**TASK TO COMPLETE**
Set the listing down unchanged, minus every embedded image.

**DATA LINES**
━━━━━━━━━━━━━━━━

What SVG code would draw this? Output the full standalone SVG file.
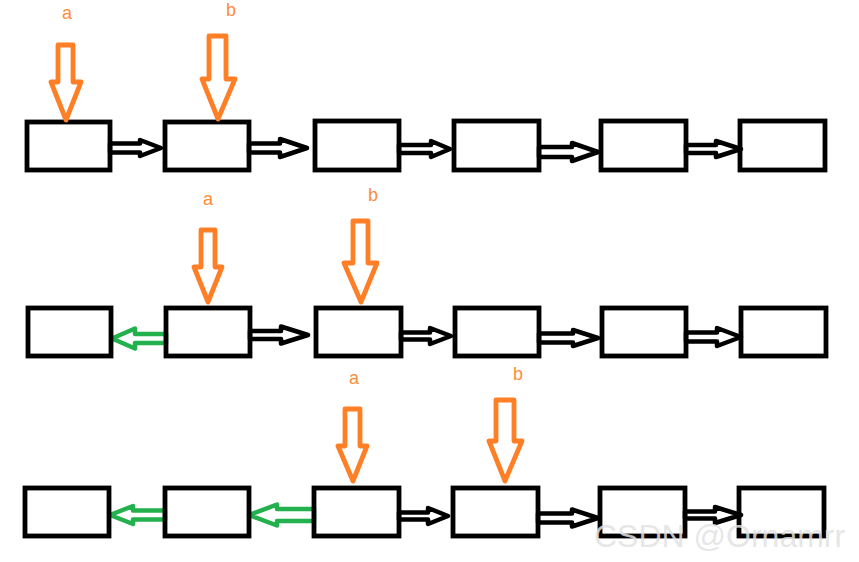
<svg xmlns="http://www.w3.org/2000/svg" width="859" height="562" viewBox="0 0 859 562">
<style>
.box{fill:none;stroke:#000;stroke-width:4.8}
.blk{fill:#fff;stroke:#000;stroke-width:4.5;stroke-linejoin:round}
.grn{fill:#fff;stroke:#22b14c;stroke-width:4.5;stroke-linejoin:round}
.org{fill:#fff;stroke:#ff7f27;stroke-width:4.8;stroke-linejoin:round}
.lbl{font-family:"Liberation Sans",Arial,sans-serif;font-size:18px;fill:#ff8c3a;text-anchor:middle}
.wm{font-family:"Liberation Sans",Arial,sans-serif;font-size:32px;fill:#e2e2e2;fill-opacity:0.85}
</style>
<rect width="859" height="562" fill="#fff"/>
<g id="connectors">
<!-- row 1 -->
<path class="blk" d="M110,143.5 L140,143.5 L140,140 L161,148 L140,156 L140,152.5 L110,152.5 Z"/>
<path class="blk" d="M249,143.5 L280,143.5 L280,139 L307,148 L280,157 L280,152.5 L249,152.5 Z"/>
<path class="blk" d="M399,145 L431,145 L431,141 L450,149 L431,157 L431,153 L399,153 Z"/>
<path class="blk" d="M539,147 L572,147 L572,143 L598,152 L572,161 L572,157 L539,157 Z"/>
<path class="blk" d="M686,145 L716,145 L716,141 L741,149 L716,157 L716,153 L686,153 Z"/>
<!-- row 2 -->
<path class="grn" d="M166,334 L135,334 L135,328.5 L112,338.5 L135,348.5 L135,343 L166,343 Z"/>
<path class="blk" d="M250,331 L281,331 L281,326.5 L308,335 L281,343.5 L281,339 L250,339 Z"/>
<path class="blk" d="M401,332.5 L430,332.5 L430,328 L451,336 L430,344 L430,339.5 L401,339.5 Z"/>
<path class="blk" d="M539,333.5 L573,333.5 L573,330 L598,338 L573,346 L573,342.5 L539,342.5 Z"/>
<path class="blk" d="M686,332.5 L717,332.5 L717,328 L741,337 L717,346 L717,341.5 L686,341.5 Z"/>
<!-- row 3 -->
<path class="grn" d="M165,510.5 L133,510.5 L133,506 L110,515 L133,524 L133,519.5 L165,519.5 Z"/>
<path class="grn" d="M314,509 L277,509 L277,504.5 L249,515 L277,525.5 L277,521 L314,521 Z"/>
<path class="blk" d="M399,512.5 L428,512.5 L428,508 L448,516 L428,524 L428,519.5 L399,519.5 Z"/>
<path class="blk" d="M538,513.5 L572,513.5 L572,509.5 L598,518 L572,526.5 L572,522.5 L538,522.5 Z"/>
<path class="blk" d="M685,511.5 L715,511.5 L715,507 L741,515 L715,523 L715,518.5 L685,518.5 Z"/>
</g>
<g id="row1">
<g id="r1n1"><rect class="box" x="27" y="122" width="83" height="48"/></g>
<g id="r1n2"><rect class="box" x="165" y="122" width="84" height="48"/></g>
<g id="r1n3"><rect class="box" x="315" y="121" width="84" height="49"/></g>
<g id="r1n4"><rect class="box" x="454" y="121" width="85" height="49"/></g>
<g id="r1n5"><rect class="box" x="601" y="121" width="85" height="49"/></g>
<g id="r1n6"><rect class="box" x="740" y="121" width="85" height="49"/></g>
</g>
<g id="row2">
<g id="r2n1"><rect class="box" x="28" y="308" width="83" height="48"/></g>
<g id="r2n2"><rect class="box" x="166" y="308" width="84" height="48"/></g>
<g id="r2n3"><rect class="box" x="316" y="308" width="85" height="48"/></g>
<g id="r2n4"><rect class="box" x="455" y="308" width="84" height="48"/></g>
<g id="r2n5"><rect class="box" x="602" y="308" width="84" height="48"/></g>
<g id="r2n6"><rect class="box" x="741" y="308" width="85" height="48"/></g>
</g>
<g id="row3">
<g id="r3n1"><rect class="box" x="25" y="488" width="84" height="48"/></g>
<g id="r3n2"><rect class="box" x="165" y="488" width="84" height="48"/></g>
<g id="r3n3"><rect class="box" x="314" y="488" width="85" height="48"/></g>
<g id="r3n4"><rect class="box" x="453" y="488" width="85" height="48"/></g>
<g id="r3n5"><rect class="box" x="600" y="488" width="85" height="48"/></g>
<g id="r3n6"><rect class="box" x="739" y="488" width="85" height="48"/></g>
</g>
<g id="pointers">
<g id="r1a"><path class="org" d="M58,45 L73,45 L73,82 L81,82 L66,120 L51,82 L58,82 Z"/><text class="lbl" x="67" y="19">a</text></g>
<g id="r1b"><path class="org" d="M209,36 L226,36 L226,79 L235,79 L218,119 L202,79 L209,79 Z"/><text class="lbl" x="231" y="16">b</text></g>
<g id="r2a"><path class="org" d="M201,230 L215,230 L215,267 L222,267 L208,302 L194,267 L201,267 Z"/><text class="lbl" x="208" y="205">a</text></g>
<g id="r2b"><path class="org" d="M353,221 L368,221 L368,263 L377,263 L361,302 L344,263 L353,263 Z"/><text class="lbl" x="373" y="201">b</text></g>
<g id="r3a"><path class="org" d="M345,409 L360,409 L360,446 L367,446 L353,481 L338,446 L345,446 Z"/><text class="lbl" x="354" y="384">a</text></g>
<g id="r3b"><path class="org" d="M496,400 L514,400 L514,441 L522,441 L505,481 L489,441 L496,441 Z"/><text class="lbl" x="518" y="380">b</text></g>
</g>
<text class="wm" x="594" y="547">CSDN @Ornamrr</text>
</svg>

━━━━━━━━━━━━━━━━

**RESULT OF THIS TASK**
What SVG code would draw this? Output the full standalone SVG file.
<svg xmlns="http://www.w3.org/2000/svg" width="859" height="562" viewBox="0 0 859 562">
<style>
.box{fill:none;stroke:#000;stroke-width:4.8}
.blk{fill:#fff;stroke:#000;stroke-width:4.5;stroke-linejoin:round}
.grn{fill:#fff;stroke:#22b14c;stroke-width:4.5;stroke-linejoin:round}
.org{fill:#fff;stroke:#ff7f27;stroke-width:4.8;stroke-linejoin:round}
.lbl{font-family:"Liberation Sans",Arial,sans-serif;font-size:18px;fill:#ff8c3a;text-anchor:middle}
.wm{font-family:"Liberation Sans",Arial,sans-serif;font-size:32px;fill:#e2e2e2;fill-opacity:0.85}
</style>
<rect width="859" height="562" fill="#fff"/>
<g id="connectors">
<!-- row 1 -->
<path class="blk" d="M110,143.5 L140,143.5 L140,140 L161,148 L140,156 L140,152.5 L110,152.5 Z"/>
<path class="blk" d="M249,143.5 L280,143.5 L280,139 L307,148 L280,157 L280,152.5 L249,152.5 Z"/>
<path class="blk" d="M399,145 L431,145 L431,141 L450,149 L431,157 L431,153 L399,153 Z"/>
<path class="blk" d="M539,147 L572,147 L572,143 L598,152 L572,161 L572,157 L539,157 Z"/>
<path class="blk" d="M686,145 L716,145 L716,141 L741,149 L716,157 L716,153 L686,153 Z"/>
<!-- row 2 -->
<path class="grn" d="M166,334 L135,334 L135,328.5 L112,338.5 L135,348.5 L135,343 L166,343 Z"/>
<path class="blk" d="M250,331 L281,331 L281,326.5 L308,335 L281,343.5 L281,339 L250,339 Z"/>
<path class="blk" d="M401,332.5 L430,332.5 L430,328 L451,336 L430,344 L430,339.5 L401,339.5 Z"/>
<path class="blk" d="M539,333.5 L573,333.5 L573,330 L598,338 L573,346 L573,342.5 L539,342.5 Z"/>
<path class="blk" d="M686,332.5 L717,332.5 L717,328 L741,337 L717,346 L717,341.5 L686,341.5 Z"/>
<!-- row 3 -->
<path class="grn" d="M165,510.5 L133,510.5 L133,506 L110,515 L133,524 L133,519.5 L165,519.5 Z"/>
<path class="grn" d="M314,509 L277,509 L277,504.5 L249,515 L277,525.5 L277,521 L314,521 Z"/>
<path class="blk" d="M399,512.5 L428,512.5 L428,508 L448,516 L428,524 L428,519.5 L399,519.5 Z"/>
<path class="blk" d="M538,513.5 L572,513.5 L572,509.5 L598,518 L572,526.5 L572,522.5 L538,522.5 Z"/>
<path class="blk" d="M685,511.5 L715,511.5 L715,507 L741,515 L715,523 L715,518.5 L685,518.5 Z"/>
</g>
<g id="row1">
<g id="r1n1"><rect class="box" x="27" y="122" width="83" height="48"/></g>
<g id="r1n2"><rect class="box" x="165" y="122" width="84" height="48"/></g>
<g id="r1n3"><rect class="box" x="315" y="121" width="84" height="49"/></g>
<g id="r1n4"><rect class="box" x="454" y="121" width="85" height="49"/></g>
<g id="r1n5"><rect class="box" x="601" y="121" width="85" height="49"/></g>
<g id="r1n6"><rect class="box" x="740" y="121" width="85" height="49"/></g>
</g>
<g id="row2">
<g id="r2n1"><rect class="box" x="28" y="308" width="83" height="48"/></g>
<g id="r2n2"><rect class="box" x="166" y="308" width="84" height="48"/></g>
<g id="r2n3"><rect class="box" x="316" y="308" width="85" height="48"/></g>
<g id="r2n4"><rect class="box" x="455" y="308" width="84" height="48"/></g>
<g id="r2n5"><rect class="box" x="602" y="308" width="84" height="48"/></g>
<g id="r2n6"><rect class="box" x="741" y="308" width="85" height="48"/></g>
</g>
<g id="row3">
<g id="r3n1"><rect class="box" x="25" y="488" width="84" height="48"/></g>
<g id="r3n2"><rect class="box" x="165" y="488" width="84" height="48"/></g>
<g id="r3n3"><rect class="box" x="314" y="488" width="85" height="48"/></g>
<g id="r3n4"><rect class="box" x="453" y="488" width="85" height="48"/></g>
<g id="r3n5"><rect class="box" x="600" y="488" width="85" height="48"/></g>
<g id="r3n6"><rect class="box" x="739" y="488" width="85" height="48"/></g>
</g>
<g id="pointers">
<g id="r1a"><path class="org" d="M58,45 L73,45 L73,82 L81,82 L66,120 L51,82 L58,82 Z"/><text class="lbl" x="67" y="19">a</text></g>
<g id="r1b"><path class="org" d="M209,36 L226,36 L226,79 L235,79 L218,119 L202,79 L209,79 Z"/><text class="lbl" x="231" y="16">b</text></g>
<g id="r2a"><path class="org" d="M201,230 L215,230 L215,267 L222,267 L208,302 L194,267 L201,267 Z"/><text class="lbl" x="208" y="205">a</text></g>
<g id="r2b"><path class="org" d="M353,221 L368,221 L368,263 L377,263 L361,302 L344,263 L353,263 Z"/><text class="lbl" x="373" y="201">b</text></g>
<g id="r3a"><path class="org" d="M345,409 L360,409 L360,446 L367,446 L353,481 L338,446 L345,446 Z"/><text class="lbl" x="354" y="384">a</text></g>
<g id="r3b"><path class="org" d="M496,400 L514,400 L514,441 L522,441 L505,481 L489,441 L496,441 Z"/><text class="lbl" x="518" y="380">b</text></g>
</g>
<text class="wm" x="594" y="547">CSDN @Ornamrr</text>
</svg>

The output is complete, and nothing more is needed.